When your agents are doing execution, the humans you keep had better be excellent at the one thing agents cannot do: recognizing novel failure before it kills you. That makes the composition of your small human core more consequential, not less.
Vinod Khosla's gene pool engineering framework starts with a brutal prior step most founders skip: writing down every assumption that, if wrong, ends the company. Only after that list exists do you ask who belongs on the team — and the answer is whoever has personally retired that specific class of risk before, in a prior life, under real pressure. A résumé signals capability in the abstract; a gene pool slot signals that a particular failure mode has already been survived and understood by someone in the room.

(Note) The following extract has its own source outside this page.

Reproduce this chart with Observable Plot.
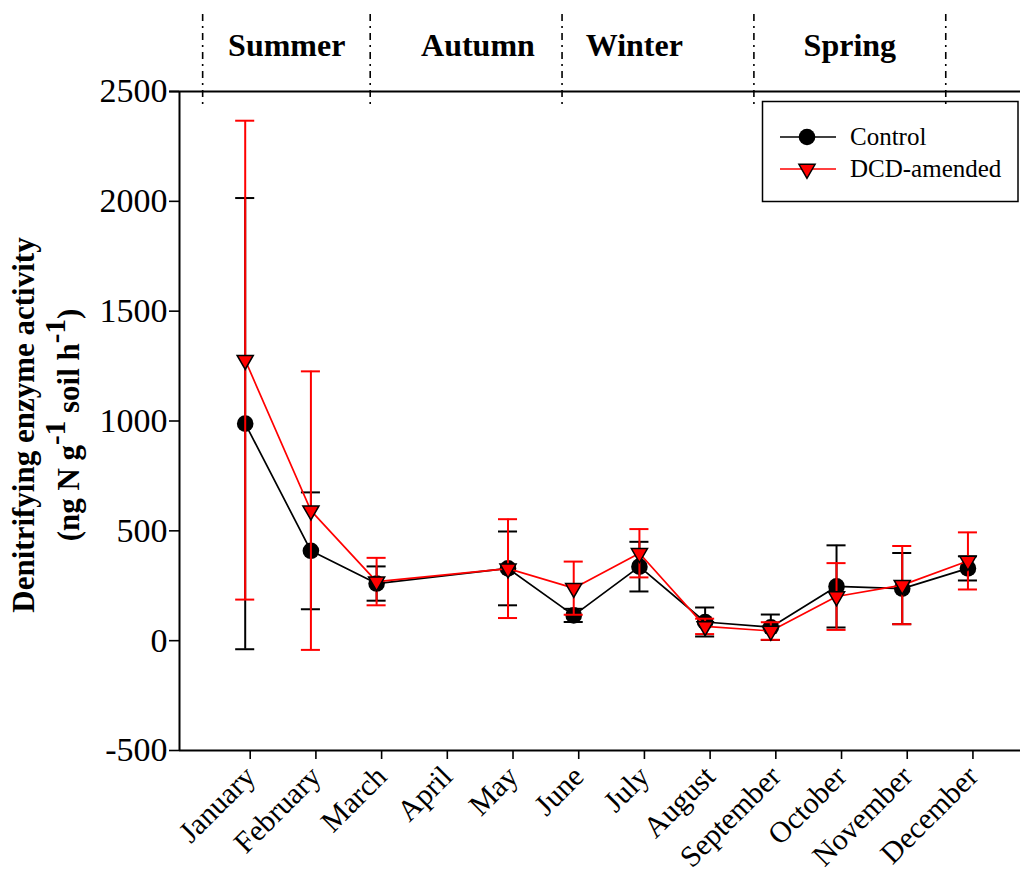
<!DOCTYPE html>
<html>
<head>
<meta charset="utf-8">
<script src="https://cdn.jsdelivr.net/npm/d3@7"></script>
<script src="https://cdn.jsdelivr.net/npm/@observablehq/plot@0.6"></script>
<style>
  body { margin: 0; background: #fff; }
  #chart { width: 1022px; height: 878px; }
</style>
</head>
<body>
<div id="chart"></div>
<script>
// Sampling months (April was not sampled)
const months = ["January", "February", "March", "April", "May", "June",
                "July", "August", "September", "October", "November", "December"];

// Mean denitrifying enzyme activity and standard error (ng N g-1 soil h-1)
const controlMean = [988, 409, 260, null, 329, 115, 337, 85, 61, 247, 237, 329];
const controlSE   = [1027, 266, 78, null, 168, 30, 113, 66, 58, 187, 162, 55];
const dcdMean     = [1277, 592, 269, null, 328, 239, 398, 65, 44, 201, 253, 363];
const dcdSE       = [1090, 634, 108, null, 225, 121, 110, 35, 40, 152, 178, 130];

const yTicks = [-500, 0, 500, 1000, 1500, 2000, 2500];

// Season header: divider positions and label centres on the month axis
const seasonBounds = [0.36, 2.91, 5.83, 8.75, 11.67];
const seasonNames  = ["Summer", "Autumn", "Winter", "Spring"];
const seasonCenters = [1.64, 4.55, 6.93, 10.21];

const serif = "'Liberation Serif', 'Times New Roman', Times, serif";

const toRows = (mean, se, series) =>
  months.map((m, i) => ({month: i + 1, name: m, value: mean[i], se: se[i], series}))
        .filter(d => d.value != null);

const control = toRows(controlMean, controlSE, "Control");
const dcd = toRows(dcdMean, dcdSE, "DCD-amended");

const capHalf = 0.145; // half width of the error-bar caps, in month units

const errorBars = (data, color) => [
  Plot.ruleX(data, {x: "month", y1: d => d.value - d.se, y2: d => d.value + d.se,
                    stroke: color, strokeWidth: 2}),
  Plot.ruleY(data, {x1: d => d.month - capHalf, x2: d => d.month + capHalf,
                    y: d => d.value - d.se, stroke: color, strokeWidth: 2}),
  Plot.ruleY(data, {x1: d => d.month - capHalf, x2: d => d.month + capHalf,
                    y: d => d.value + d.se, stroke: color, strokeWidth: 2})
];

const plot = Plot.plot({
  width: 1022,
  height: 878,
  marginTop: 91,
  marginBottom: 128,
  marginLeft: 179,
  marginRight: 2,
  style: {fontFamily: serif, fontSize: "34px", color: "#000", background: "#fff", overflow: "visible"},
  x: {type: "linear", domain: [0, 12.8]},
  y: {domain: [-500, 2500]},
  marks: [
    Plot.axisY({ticks: yTicks, tickFormat: d => String(d), tickSize: 10, tickPadding: 2,
                label: null, fontSize: 34, strokeWidth: 1.6}),
    Plot.axisX({ticks: months.map((_, i) => i + 1), tickFormat: d => months[d - 1],
                tickRotate: -45, tickSize: 9, tickPadding: 12, dx: 5, label: null,
                fontSize: 30, strokeWidth: 1.6}),
    Plot.ruleX([0], {stroke: "#000", strokeWidth: 2}),
    Plot.ruleY([-500], {stroke: "#000", strokeWidth: 2}),
    Plot.ruleY([2500], {stroke: "#000", strokeWidth: 2, x1: -0.15, x2: 12.8}),

    ...errorBars(control, "#000"),
    Plot.line(control, {x: "month", y: "value", stroke: "#000", strokeWidth: 1.7}),
    Plot.dot(control, {x: "month", y: "value", r: 8.3, fill: "#000", stroke: null}),

    ...errorBars(dcd, "#ff0000"),
    Plot.line(dcd, {x: "month", y: "value", stroke: "#ff0000", strokeWidth: 1.7}),
    Plot.dot(dcd, {x: "month", y: "value", symbol: "triangle", rotate: 180, r: 6,
                   fill: "#ff0000", stroke: "#000", strokeWidth: 1.5})
  ]
});

document.getElementById("chart").appendChild(plot);

const svg = d3.select(plot);
const xs = plot.scale("x");

// Legend
const legend = svg.append("g").attr("font-family", serif).attr("font-size", 25)
  .attr("text-anchor", "start");
legend.append("rect").attr("x", 762.5).attr("y", 101.5).attr("width", 255.5).attr("height", 100)
  .attr("fill", "#fff").attr("stroke", "#000").attr("stroke-width", 1.5);
const legendItems = [
  {label: "Control", color: "#000", y: 137, marker: "circle"},
  {label: "DCD-amended", color: "#ff0000", y: 169, marker: "triangle"}
];
legendItems.forEach(it => {
  legend.append("line").attr("x1", 780).attr("x2", 836).attr("y1", it.y).attr("y2", it.y)
    .attr("stroke", it.color).attr("stroke-width", 1.7);
  if (it.marker === "circle") {
    legend.append("circle").attr("cx", 807).attr("cy", it.y).attr("r", 8.3).attr("fill", "#000");
  } else {
    legend.append("path")
      .attr("d", d3.symbol(d3.symbolTriangle, Math.PI * 36)())
      .attr("transform", `translate(807,${it.y}) rotate(180)`)
      .attr("fill", "#ff0000").attr("stroke", "#000").attr("stroke-width", 1.5);
  }
  legend.append("text").attr("x", 850).attr("y", it.y + 8).text(it.label);
});

// Season header
seasonBounds.forEach(b => {
  svg.append("line").attr("x1", xs.apply(b)).attr("x2", xs.apply(b))
    .attr("y1", 14).attr("y2", 109)
    .attr("stroke", "#000").attr("stroke-width", 1.6)
    .attr("stroke-dasharray", "7,5,2,5");
});
seasonNames.forEach((s, i) => {
  svg.append("text").attr("x", xs.apply(seasonCenters[i])).attr("y", 56)
    .attr("text-anchor", "middle").attr("font-family", serif)
    .attr("font-weight", "bold").attr("font-size", 32).text(s);
});

// Y axis title, two rotated lines with superscripts
svg.append("text").attr("transform", "translate(34,425) rotate(-90)")
  .attr("text-anchor", "middle").attr("font-family", serif).attr("font-weight", "bold")
  .attr("font-size", 31).text("Denitrifying enzyme activity");
const t2 = svg.append("text").attr("transform", "translate(79,425) rotate(-90)")
  .attr("text-anchor", "middle").attr("font-family", serif).attr("font-weight", "bold")
  .attr("font-size", 31);
t2.append("tspan").text("(ng N g");
t2.append("tspan").attr("dy", -14).attr("font-size", 29).text("-1");
t2.append("tspan").attr("dy", 14).text(" soil h");
t2.append("tspan").attr("dy", -14).attr("font-size", 29).text("-1");
t2.append("tspan").attr("dy", 14).text(")");
</script>
</body>
</html>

When agents handle the execution layer, the risk register shifts in character — fewer risks about shipping speed, far more about trust collapse, model drift, and edge-case judgment under ambiguity. That means your gene pool analysis should now explicitly list those categories: who on your human core has navigated a trust breach in an automated system, who has managed regulatory exposure on opaque outputs, who has rebuilt confidence with a customer after an agent went sideways. The humans you are engineering into the team are not there to outpace the agents; they are there to have retired the failure modes the agents cannot see coming.
- Start every hiring conversation from the risk register, not the job description
- map each open role to a specific existential assumption your venture is still carrying
- in an agent-native company the most valuable gene pool slots are often the ones that look least like traditional operators.